Dataset excerpt:
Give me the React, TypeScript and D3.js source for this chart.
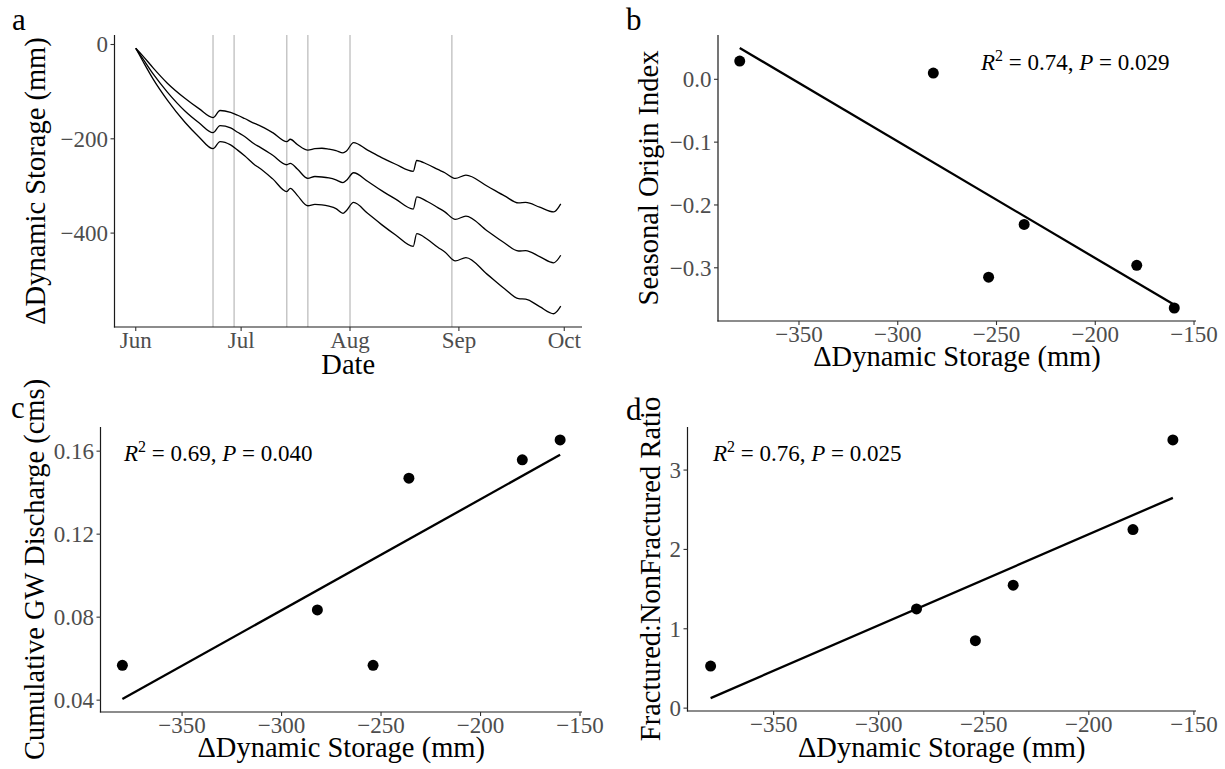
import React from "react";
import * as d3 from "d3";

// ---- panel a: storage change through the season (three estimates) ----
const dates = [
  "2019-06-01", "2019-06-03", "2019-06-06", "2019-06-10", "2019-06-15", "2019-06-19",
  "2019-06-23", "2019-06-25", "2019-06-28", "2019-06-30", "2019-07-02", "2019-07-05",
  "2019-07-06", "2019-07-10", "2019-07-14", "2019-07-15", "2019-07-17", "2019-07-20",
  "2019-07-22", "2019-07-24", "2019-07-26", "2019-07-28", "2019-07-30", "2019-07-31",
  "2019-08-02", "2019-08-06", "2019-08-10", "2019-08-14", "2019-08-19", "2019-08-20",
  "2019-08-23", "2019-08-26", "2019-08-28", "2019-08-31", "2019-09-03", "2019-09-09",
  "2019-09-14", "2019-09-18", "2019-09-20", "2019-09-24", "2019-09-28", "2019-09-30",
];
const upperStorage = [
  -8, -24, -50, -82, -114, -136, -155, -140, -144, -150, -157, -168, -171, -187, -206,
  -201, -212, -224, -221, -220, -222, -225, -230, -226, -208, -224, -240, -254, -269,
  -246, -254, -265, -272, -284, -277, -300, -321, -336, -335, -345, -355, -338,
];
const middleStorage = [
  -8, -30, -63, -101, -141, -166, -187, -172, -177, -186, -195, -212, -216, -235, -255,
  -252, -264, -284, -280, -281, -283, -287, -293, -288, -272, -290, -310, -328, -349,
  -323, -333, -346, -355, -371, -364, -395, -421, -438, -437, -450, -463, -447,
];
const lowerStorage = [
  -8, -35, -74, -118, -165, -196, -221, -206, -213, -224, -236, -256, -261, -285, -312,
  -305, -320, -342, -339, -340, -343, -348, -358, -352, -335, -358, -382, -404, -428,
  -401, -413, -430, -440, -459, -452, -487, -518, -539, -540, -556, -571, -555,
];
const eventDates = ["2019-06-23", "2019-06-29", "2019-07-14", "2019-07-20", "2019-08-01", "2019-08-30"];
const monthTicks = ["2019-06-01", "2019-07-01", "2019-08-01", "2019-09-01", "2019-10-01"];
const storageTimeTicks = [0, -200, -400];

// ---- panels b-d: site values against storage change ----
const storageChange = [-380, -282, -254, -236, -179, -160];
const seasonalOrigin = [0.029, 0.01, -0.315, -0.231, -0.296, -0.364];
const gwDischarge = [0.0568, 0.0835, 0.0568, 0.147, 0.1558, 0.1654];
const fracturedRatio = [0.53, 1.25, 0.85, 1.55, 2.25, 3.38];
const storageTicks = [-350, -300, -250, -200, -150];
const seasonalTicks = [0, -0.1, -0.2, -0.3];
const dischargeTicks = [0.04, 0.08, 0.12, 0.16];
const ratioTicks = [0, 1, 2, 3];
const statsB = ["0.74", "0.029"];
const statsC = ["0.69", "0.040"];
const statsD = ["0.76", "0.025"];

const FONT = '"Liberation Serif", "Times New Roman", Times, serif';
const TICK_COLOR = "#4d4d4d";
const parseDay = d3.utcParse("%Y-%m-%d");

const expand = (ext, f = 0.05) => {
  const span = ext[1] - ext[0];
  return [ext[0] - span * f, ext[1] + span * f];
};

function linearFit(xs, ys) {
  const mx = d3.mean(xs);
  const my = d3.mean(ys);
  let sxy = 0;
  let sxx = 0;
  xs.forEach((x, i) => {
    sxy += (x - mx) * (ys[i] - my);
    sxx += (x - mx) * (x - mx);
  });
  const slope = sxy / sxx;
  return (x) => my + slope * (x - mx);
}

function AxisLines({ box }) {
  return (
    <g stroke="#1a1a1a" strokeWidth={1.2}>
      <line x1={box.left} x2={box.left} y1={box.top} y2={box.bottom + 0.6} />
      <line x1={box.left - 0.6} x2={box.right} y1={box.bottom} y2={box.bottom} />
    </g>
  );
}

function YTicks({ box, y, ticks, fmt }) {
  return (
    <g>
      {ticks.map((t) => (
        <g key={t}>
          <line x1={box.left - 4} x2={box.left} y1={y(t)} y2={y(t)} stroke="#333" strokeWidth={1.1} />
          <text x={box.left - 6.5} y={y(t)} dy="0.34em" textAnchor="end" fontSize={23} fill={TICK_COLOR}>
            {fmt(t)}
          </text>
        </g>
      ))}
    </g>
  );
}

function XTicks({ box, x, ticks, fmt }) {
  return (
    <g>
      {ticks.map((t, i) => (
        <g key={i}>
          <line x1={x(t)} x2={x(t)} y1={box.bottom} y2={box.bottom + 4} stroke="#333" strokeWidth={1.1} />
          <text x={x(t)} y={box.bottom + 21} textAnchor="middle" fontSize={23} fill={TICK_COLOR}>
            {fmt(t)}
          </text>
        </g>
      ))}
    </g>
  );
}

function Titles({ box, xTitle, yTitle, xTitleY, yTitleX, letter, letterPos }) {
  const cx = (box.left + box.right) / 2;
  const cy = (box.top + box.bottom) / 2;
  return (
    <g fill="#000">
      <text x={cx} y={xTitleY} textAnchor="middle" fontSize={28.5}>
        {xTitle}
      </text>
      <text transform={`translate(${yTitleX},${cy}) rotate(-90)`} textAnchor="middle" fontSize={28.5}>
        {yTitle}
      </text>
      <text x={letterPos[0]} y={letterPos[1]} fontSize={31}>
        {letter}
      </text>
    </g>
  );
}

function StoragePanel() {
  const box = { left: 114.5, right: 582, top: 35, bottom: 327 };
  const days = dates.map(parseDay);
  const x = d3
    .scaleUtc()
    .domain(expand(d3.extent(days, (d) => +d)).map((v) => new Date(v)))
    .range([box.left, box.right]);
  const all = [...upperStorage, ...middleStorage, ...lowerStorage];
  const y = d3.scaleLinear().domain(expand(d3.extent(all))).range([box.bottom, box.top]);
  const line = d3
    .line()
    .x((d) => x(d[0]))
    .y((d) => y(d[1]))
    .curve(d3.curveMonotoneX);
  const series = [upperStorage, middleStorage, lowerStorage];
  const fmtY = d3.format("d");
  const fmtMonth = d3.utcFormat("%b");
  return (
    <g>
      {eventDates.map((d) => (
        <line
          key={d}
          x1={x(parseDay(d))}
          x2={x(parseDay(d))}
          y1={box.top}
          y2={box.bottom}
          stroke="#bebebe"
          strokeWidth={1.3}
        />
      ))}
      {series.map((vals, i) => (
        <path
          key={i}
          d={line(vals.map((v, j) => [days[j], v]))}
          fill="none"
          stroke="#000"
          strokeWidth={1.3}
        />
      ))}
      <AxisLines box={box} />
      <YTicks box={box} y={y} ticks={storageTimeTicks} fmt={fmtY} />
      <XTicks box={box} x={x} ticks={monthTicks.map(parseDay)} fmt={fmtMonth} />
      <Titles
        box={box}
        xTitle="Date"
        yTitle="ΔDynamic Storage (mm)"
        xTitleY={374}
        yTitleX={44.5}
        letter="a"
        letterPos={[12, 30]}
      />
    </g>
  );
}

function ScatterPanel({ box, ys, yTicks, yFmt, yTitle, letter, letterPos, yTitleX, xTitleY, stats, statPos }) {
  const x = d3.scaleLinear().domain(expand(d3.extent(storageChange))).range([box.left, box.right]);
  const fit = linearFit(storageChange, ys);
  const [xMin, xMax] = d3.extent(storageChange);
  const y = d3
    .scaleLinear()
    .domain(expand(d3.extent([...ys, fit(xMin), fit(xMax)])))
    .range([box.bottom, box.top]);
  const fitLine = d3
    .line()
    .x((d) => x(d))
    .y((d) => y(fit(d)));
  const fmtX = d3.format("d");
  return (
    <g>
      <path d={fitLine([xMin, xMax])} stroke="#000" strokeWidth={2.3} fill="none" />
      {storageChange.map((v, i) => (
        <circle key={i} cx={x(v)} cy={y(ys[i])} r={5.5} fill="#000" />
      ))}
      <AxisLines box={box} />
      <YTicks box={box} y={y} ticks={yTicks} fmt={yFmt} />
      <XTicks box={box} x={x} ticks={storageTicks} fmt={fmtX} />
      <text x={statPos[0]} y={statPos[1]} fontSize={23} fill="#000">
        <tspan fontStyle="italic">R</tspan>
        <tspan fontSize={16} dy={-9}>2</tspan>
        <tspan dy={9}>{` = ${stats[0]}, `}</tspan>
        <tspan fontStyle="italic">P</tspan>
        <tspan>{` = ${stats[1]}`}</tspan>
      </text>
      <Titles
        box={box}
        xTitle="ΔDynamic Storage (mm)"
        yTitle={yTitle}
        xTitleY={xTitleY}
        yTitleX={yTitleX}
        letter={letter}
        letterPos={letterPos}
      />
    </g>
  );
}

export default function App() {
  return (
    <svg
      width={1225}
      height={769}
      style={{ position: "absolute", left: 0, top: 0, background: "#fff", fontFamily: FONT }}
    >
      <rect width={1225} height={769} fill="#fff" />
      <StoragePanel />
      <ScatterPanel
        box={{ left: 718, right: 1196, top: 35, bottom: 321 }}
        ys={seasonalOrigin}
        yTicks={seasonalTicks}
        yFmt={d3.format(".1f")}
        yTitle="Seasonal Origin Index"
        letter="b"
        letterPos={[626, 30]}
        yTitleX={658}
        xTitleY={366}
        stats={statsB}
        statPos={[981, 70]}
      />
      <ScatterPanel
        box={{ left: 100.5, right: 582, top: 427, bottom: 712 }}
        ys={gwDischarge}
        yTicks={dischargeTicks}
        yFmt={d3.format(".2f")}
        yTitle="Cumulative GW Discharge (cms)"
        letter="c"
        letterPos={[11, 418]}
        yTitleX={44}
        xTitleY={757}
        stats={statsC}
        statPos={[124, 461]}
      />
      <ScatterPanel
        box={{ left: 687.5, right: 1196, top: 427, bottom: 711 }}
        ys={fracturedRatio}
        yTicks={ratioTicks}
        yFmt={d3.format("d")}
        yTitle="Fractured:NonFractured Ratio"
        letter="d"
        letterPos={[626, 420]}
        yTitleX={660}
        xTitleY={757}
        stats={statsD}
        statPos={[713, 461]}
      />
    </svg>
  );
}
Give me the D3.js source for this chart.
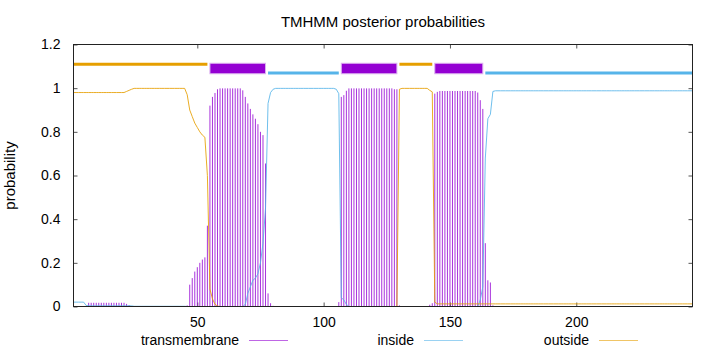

Requirement: Using the listing above, gather each line that holds the string "chart" and copy it.

Answer in full:
Give me the React, TypeScript and D3.js source for this chart.
Give me the D3.js source for this chart.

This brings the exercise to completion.